## THE EXERCISE
Tally all lines containing the word "React". Give the number alone.

+ + + + + + +

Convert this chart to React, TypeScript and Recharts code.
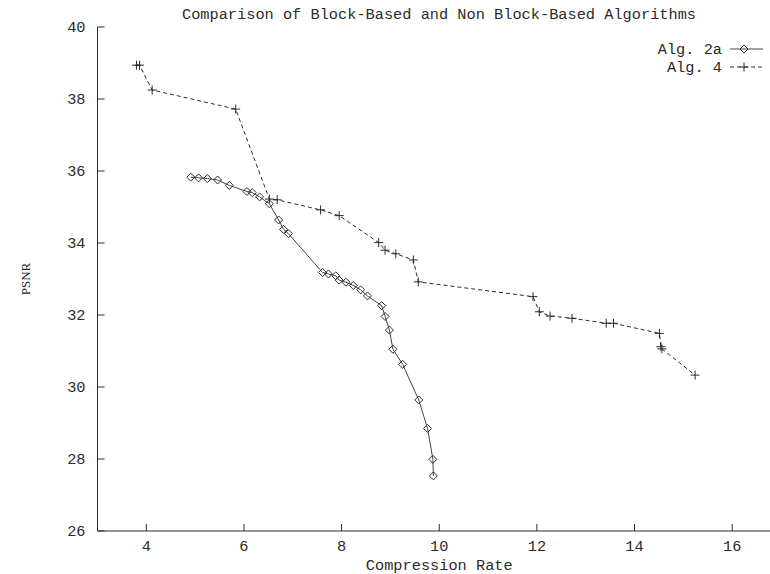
import React from "react";
import { LineChart, Line, XAxis, YAxis, Label } from "recharts";

// compression rate / PSNR pairs
const alg2aRate = [4.91, 5.07, 5.25, 5.46, 5.7, 6.06, 6.17, 6.32, 6.52, 6.71, 6.81, 6.91, 7.61, 7.73, 7.88, 7.95, 8.09, 8.24, 8.39, 8.53, 8.82, 8.89, 8.98, 9.05, 9.25, 9.58, 9.76, 9.87, 9.88];
const alg2aPsnr = [35.83, 35.81, 35.79, 35.75, 35.6, 35.43, 35.4, 35.28, 35.09, 34.64, 34.38, 34.26, 33.18, 33.14, 33.09, 32.97, 32.91, 32.82, 32.7, 32.53, 32.26, 31.96, 31.58, 31.05, 30.63, 29.64, 28.85, 27.99, 27.53];

const alg4Rate = [3.8, 3.86, 4.12, 5.83, 6.52, 6.68, 7.57, 7.95, 8.76, 8.89, 9.11, 9.47, 9.57, 11.92, 12.05, 12.27, 12.72, 13.42, 13.57, 14.51, 14.54, 14.56, 15.24];
const alg4Psnr = [38.94, 38.94, 38.25, 37.72, 35.22, 35.2, 34.92, 34.76, 34.01, 33.8, 33.7, 33.53, 32.92, 32.51, 32.09, 31.97, 31.91, 31.77, 31.77, 31.49, 31.12, 31.06, 30.33];

const xTicks = [4, 6, 8, 10, 12, 14, 16];
const yTicks = [26, 28, 30, 32, 34, 36, 38, 40];

const alg2a = alg2aRate.map((rate, i) => ({ rate, psnr: alg2aPsnr[i] }));
const alg4 = alg4Rate.map((rate, i) => ({ rate, psnr: alg4Psnr[i] }));

const INK = "#2b2b2b";
const MONO = "'Liberation Mono', 'DejaVu Sans Mono', monospace";
const FS = 15.3;

const Diamond = ({ cx, cy, index }: any) => (
  <polygon
    key={`d-${index}`}
    points={`${cx},${cy - 4} ${cx + 4},${cy} ${cx},${cy + 4} ${cx - 4},${cy}`}
    fill="none"
    stroke={INK}
    strokeWidth={1}
  />
);

const Plus = ({ cx, cy, index }: any) => (
  <g key={`p-${index}`} stroke={INK} strokeWidth={1}>
    <line x1={cx - 4.5} x2={cx + 4.5} y1={cy} y2={cy} />
    <line x1={cx} x2={cx} y1={cy - 4.5} y2={cy + 4.5} />
  </g>
);

const BottomTick = ({ x, y, payload }: any) => (
  <g>
    <line x1={x} x2={x} y1={y} y2={y - 7} stroke={INK} />
    <text x={x} y={y + 20} textAnchor="middle" fontFamily={MONO} fontSize={FS} fill={INK}>
      {payload.value}
    </text>
  </g>
);

const TopTick = ({ x, y }: any) => (
  <line x1={x} x2={x} y1={y} y2={y + 7} stroke={INK} />
);

const LeftTick = ({ x, y, payload }: any) => (
  <g>
    <line x1={x} x2={x + 7} y1={y} y2={y} stroke={INK} />
    <text x={x - 12} y={y + 5} textAnchor="end" fontFamily={MONO} fontSize={FS} fill={INK}>
      {payload.value}
    </text>
  </g>
);

export default function App() {
  return (
    <div style={{ position: "fixed", left: 0, top: 0, width: 770, height: 574, overflow: "hidden", background: "#fff" }}>
      <LineChart width={790} height={574} margin={{ top: 27, right: 9, bottom: 0, left: 0 }}>
        <XAxis
          xAxisId={0}
          type="number"
          dataKey="rate"
          domain={[3, 17]}
          ticks={xTicks}
          height={43}
          tickSize={0}
          tickMargin={0}
          tickLine={false}
          axisLine={{ stroke: INK }}
          tick={<BottomTick />}
        >
          <Label
            value="Compression Rate"
            position="insideBottom"
            offset={4}
            style={{ fontFamily: MONO, fontSize: FS, fill: INK }}
          />
        </XAxis>
        <XAxis
          xAxisId="top"
          orientation="top"
          type="number"
          dataKey="rate"
          domain={[3, 17]}
          ticks={xTicks}
          height={0}
          tickSize={0}
          tickMargin={0}
          tickLine={false}
          axisLine={{ stroke: INK }}
          tick={<TopTick />}
        />
        <YAxis
          type="number"
          dataKey="psnr"
          domain={[26, 40]}
          ticks={yTicks}
          width={97.5}
          tickSize={0}
          tickMargin={0}
          tickLine={false}
          axisLine={{ stroke: INK }}
          tick={<LeftTick />}
        />
        <Line
          data={alg2a}
          dataKey="psnr"
          name="Alg. 2a"
          stroke="#444"
          strokeWidth={1}
          dot={Diamond}
          isAnimationActive={false}
        />
        <Line
          data={alg4}
          dataKey="psnr"
          name="Alg. 4"
          stroke={INK}
          strokeWidth={1}
          strokeDasharray="4 3"
          dot={Plus}
          isAnimationActive={false}
        />
      </LineChart>
      <svg width={790} height={574} style={{ position: "absolute", left: 0, top: 0, pointerEvents: "none" }}>
        <text x={439} y={19} textAnchor="middle" fontFamily={MONO} fontSize={FS} fill={INK}>
          Comparison of Block-Based and Non Block-Based Algorithms
        </text>
        <text
          x={25}
          y={279}
          transform="rotate(-90 25 279)"
          textAnchor="middle"
          dominantBaseline="central"
          fontFamily="'Liberation Serif', serif"
          fontSize={13}
          fill={INK}
        >
          PSNR
        </text>
        <g fontFamily={MONO} fontSize={FS} fill={INK}>
          <text x={722} y={54} textAnchor="end">Alg. 2a</text>
          <text x={722} y={72} textAnchor="end">Alg. 4</text>
        </g>
        <line x1={730} x2={763} y1={49} y2={49} stroke="#444" />
        <Diamond cx={744} cy={49} index="legend" />
        <line x1={730} x2={763} y1={67} y2={67} stroke={INK} strokeDasharray="4 3" />
        <Plus cx={744} cy={67} index="legend" />
      </svg>
    </div>
  );
}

+ + + + + + +

## WRITTEN ANSWER
2